Requirement: Every line that holds the string "this" is to be identified and copied.

Data to process:
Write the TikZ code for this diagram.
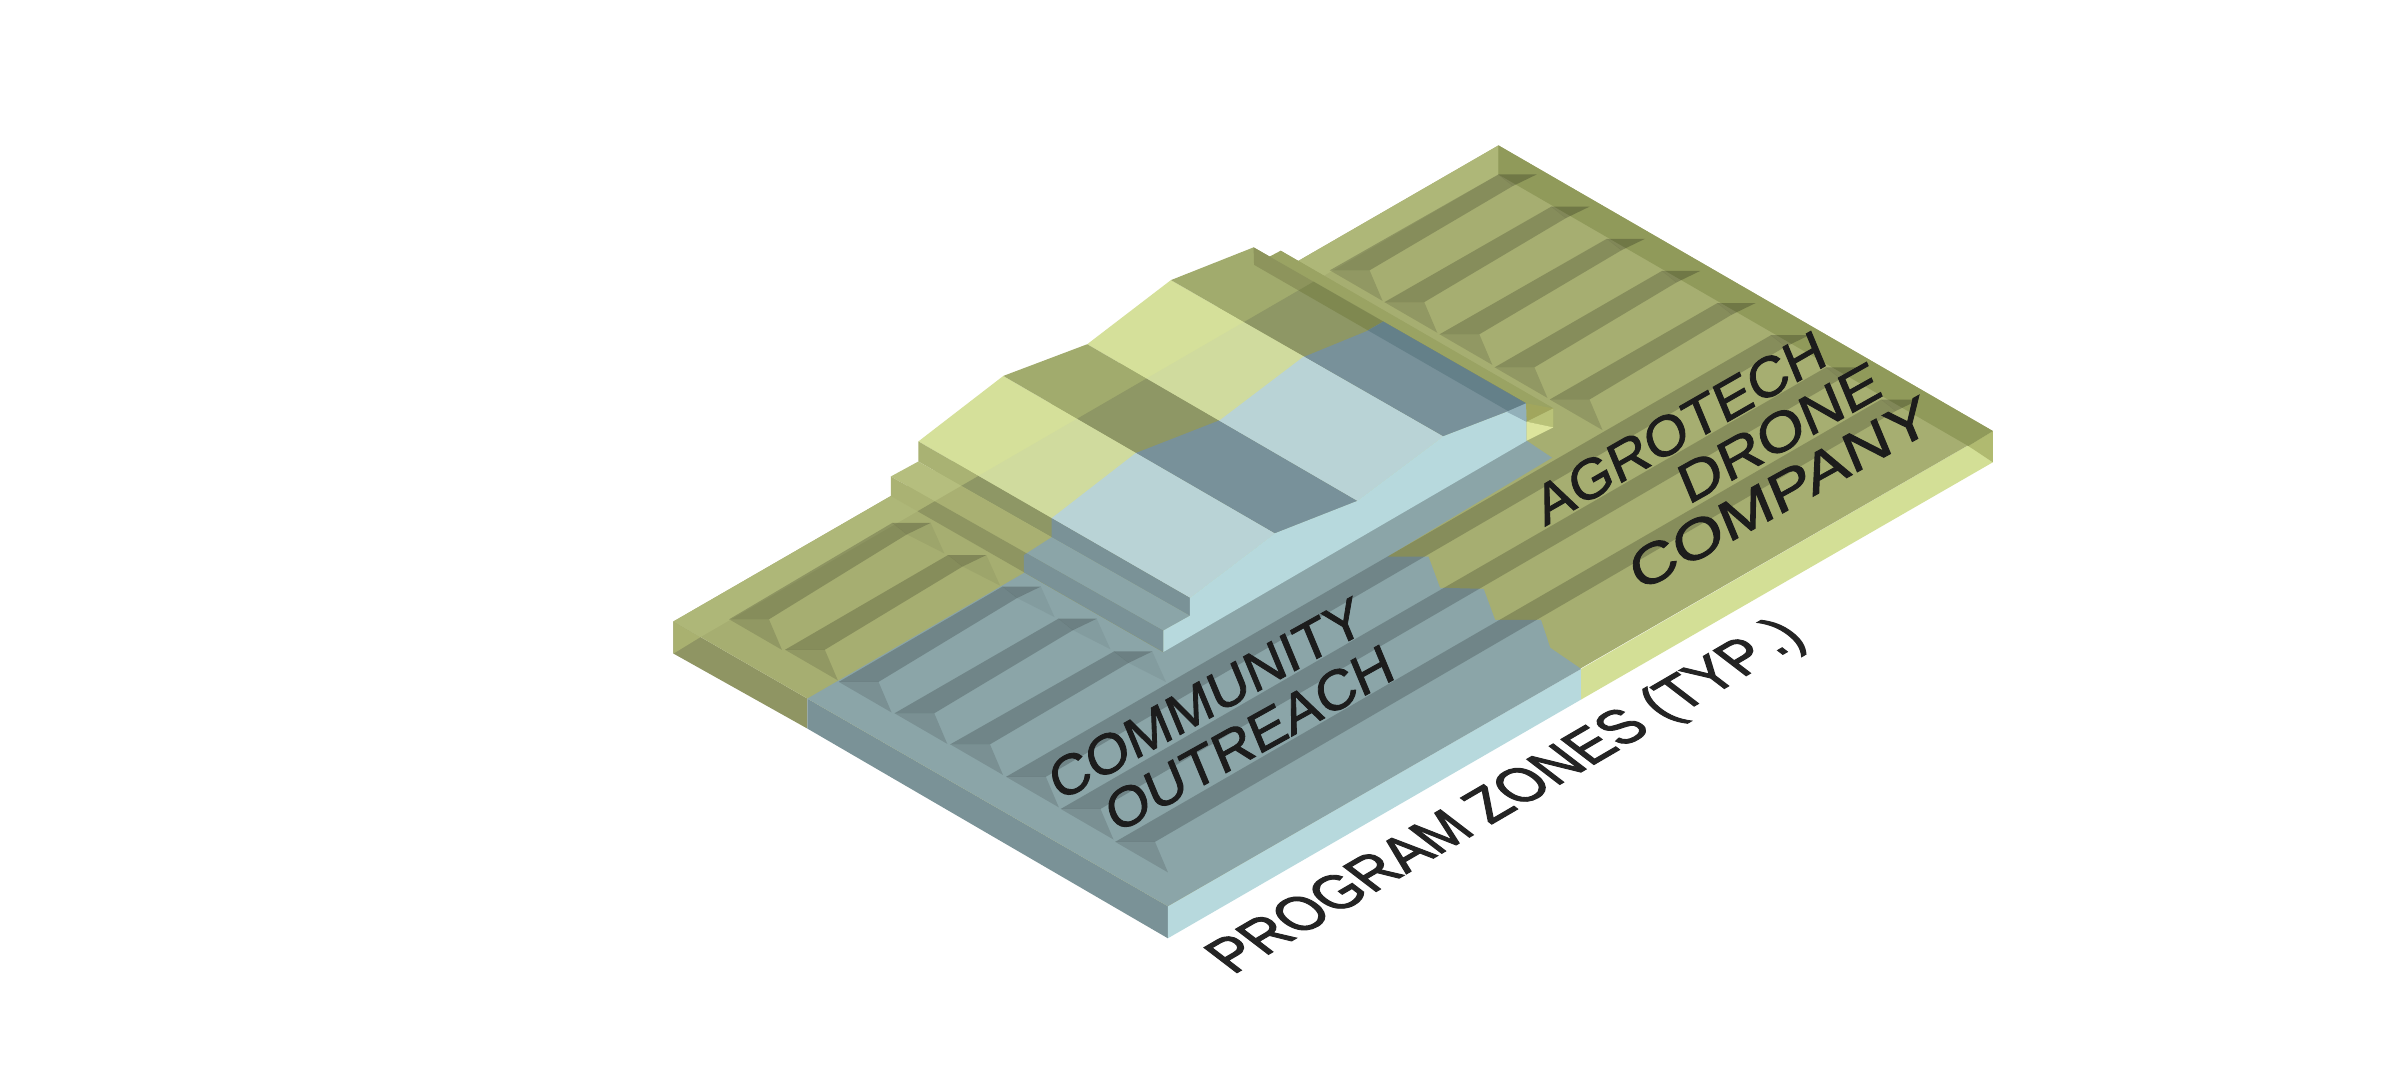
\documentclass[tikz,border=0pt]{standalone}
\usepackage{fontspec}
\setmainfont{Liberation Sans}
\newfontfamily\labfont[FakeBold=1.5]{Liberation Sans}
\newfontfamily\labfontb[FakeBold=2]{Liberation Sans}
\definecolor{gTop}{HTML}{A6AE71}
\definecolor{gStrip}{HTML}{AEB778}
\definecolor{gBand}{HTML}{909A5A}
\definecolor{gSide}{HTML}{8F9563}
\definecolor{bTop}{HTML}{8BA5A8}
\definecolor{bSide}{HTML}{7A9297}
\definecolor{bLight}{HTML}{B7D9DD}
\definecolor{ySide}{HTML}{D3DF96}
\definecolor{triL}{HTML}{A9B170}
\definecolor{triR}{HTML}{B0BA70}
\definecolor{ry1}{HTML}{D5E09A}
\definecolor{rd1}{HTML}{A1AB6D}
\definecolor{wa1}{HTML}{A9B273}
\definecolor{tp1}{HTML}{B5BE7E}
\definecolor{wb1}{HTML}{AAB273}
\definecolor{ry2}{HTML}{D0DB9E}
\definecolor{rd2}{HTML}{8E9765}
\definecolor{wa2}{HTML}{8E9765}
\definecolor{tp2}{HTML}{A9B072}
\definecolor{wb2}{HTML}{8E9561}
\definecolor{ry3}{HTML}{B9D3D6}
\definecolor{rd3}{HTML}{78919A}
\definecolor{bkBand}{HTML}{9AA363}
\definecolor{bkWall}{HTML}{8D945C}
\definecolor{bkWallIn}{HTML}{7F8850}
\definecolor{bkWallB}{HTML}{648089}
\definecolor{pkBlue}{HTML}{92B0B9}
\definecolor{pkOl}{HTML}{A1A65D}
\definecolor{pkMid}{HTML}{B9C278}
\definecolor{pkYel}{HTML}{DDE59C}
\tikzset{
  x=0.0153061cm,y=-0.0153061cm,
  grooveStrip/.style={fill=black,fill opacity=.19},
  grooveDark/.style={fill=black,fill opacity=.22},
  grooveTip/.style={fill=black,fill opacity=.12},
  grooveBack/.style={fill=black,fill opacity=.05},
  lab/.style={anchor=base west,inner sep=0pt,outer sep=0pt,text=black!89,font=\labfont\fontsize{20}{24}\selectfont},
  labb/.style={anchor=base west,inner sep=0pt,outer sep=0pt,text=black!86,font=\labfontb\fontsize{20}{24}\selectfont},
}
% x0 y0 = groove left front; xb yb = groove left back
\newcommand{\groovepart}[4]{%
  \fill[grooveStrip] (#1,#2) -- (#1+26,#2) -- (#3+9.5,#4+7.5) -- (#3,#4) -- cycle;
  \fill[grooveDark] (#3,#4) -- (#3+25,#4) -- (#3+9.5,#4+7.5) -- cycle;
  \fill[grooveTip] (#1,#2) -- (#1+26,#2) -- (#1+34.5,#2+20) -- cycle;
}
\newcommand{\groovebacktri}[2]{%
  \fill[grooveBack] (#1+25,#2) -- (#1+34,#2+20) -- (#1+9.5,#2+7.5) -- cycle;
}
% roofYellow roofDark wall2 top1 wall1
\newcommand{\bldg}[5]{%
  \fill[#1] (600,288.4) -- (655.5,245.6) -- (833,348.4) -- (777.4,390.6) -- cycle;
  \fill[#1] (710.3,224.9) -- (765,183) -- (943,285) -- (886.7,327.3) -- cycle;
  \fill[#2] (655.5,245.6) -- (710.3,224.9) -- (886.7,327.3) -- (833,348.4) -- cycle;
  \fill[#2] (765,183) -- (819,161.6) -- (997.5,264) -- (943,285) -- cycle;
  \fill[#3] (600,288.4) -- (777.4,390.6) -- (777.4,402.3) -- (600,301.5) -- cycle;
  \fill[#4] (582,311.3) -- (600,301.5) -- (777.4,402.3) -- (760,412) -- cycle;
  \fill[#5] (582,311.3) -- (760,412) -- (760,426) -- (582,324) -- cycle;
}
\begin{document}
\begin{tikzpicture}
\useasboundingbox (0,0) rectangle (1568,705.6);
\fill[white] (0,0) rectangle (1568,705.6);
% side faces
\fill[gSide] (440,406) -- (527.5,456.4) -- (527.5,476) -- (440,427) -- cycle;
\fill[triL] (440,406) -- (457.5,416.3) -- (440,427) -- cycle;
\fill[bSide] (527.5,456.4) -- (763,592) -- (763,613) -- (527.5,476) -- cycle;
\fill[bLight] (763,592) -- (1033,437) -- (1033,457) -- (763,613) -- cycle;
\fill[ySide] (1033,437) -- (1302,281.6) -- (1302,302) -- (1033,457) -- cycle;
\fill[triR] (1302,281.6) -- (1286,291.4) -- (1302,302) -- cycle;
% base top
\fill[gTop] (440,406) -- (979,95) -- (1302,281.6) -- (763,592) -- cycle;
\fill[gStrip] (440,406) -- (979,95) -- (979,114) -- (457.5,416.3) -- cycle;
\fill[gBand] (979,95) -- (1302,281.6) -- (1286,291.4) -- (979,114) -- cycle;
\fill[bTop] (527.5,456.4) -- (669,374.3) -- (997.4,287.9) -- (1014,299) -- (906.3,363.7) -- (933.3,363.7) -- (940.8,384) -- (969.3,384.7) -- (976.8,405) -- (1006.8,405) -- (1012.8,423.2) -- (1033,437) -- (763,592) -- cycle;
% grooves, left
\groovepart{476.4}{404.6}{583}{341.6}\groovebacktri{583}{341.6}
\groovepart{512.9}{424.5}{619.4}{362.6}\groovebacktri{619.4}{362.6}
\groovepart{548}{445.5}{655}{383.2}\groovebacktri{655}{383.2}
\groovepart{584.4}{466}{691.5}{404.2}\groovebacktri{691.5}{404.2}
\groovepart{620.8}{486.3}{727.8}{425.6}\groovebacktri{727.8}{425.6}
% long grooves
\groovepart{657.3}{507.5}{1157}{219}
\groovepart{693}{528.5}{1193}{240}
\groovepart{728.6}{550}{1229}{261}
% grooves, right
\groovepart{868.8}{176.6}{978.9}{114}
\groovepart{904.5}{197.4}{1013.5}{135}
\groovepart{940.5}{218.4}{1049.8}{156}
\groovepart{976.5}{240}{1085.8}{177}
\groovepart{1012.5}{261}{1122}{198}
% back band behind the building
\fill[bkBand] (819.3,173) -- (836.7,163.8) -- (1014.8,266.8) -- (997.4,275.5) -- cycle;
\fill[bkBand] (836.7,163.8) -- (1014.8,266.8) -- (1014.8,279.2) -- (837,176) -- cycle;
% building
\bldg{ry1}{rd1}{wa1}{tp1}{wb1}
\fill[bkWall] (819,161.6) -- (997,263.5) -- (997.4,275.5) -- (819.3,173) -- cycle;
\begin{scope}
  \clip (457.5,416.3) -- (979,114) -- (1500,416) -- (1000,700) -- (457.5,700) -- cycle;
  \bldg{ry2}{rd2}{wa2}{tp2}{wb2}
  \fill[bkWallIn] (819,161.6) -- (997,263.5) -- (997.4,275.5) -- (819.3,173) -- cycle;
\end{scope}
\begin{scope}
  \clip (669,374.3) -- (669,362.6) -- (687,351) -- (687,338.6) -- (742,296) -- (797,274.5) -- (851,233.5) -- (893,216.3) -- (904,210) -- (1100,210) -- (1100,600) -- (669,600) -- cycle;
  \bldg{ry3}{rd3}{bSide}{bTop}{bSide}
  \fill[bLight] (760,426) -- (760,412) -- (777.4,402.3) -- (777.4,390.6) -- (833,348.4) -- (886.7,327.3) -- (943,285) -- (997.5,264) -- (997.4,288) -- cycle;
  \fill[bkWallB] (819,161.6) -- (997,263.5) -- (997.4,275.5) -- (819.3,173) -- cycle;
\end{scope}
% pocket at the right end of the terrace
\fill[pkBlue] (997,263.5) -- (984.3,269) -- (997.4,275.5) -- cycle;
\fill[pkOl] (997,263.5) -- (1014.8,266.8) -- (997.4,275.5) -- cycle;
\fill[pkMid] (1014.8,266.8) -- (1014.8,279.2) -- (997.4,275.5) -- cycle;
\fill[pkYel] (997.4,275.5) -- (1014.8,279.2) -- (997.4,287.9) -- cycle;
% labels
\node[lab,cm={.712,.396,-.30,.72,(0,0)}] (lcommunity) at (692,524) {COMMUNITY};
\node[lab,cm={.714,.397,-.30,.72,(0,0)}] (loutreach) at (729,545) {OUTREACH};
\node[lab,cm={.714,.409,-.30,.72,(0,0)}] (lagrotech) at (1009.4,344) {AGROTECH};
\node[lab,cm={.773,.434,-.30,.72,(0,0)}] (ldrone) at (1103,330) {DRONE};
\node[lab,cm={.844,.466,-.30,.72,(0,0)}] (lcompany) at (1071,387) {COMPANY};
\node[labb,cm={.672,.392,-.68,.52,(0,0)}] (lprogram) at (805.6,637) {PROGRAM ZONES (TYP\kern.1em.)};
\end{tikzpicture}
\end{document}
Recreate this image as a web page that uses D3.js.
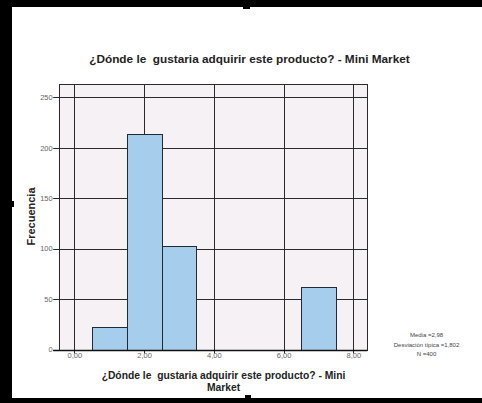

Finished task:
Write the TikZ code for this diagram.
Recreate this image as a web page that uses D3.js.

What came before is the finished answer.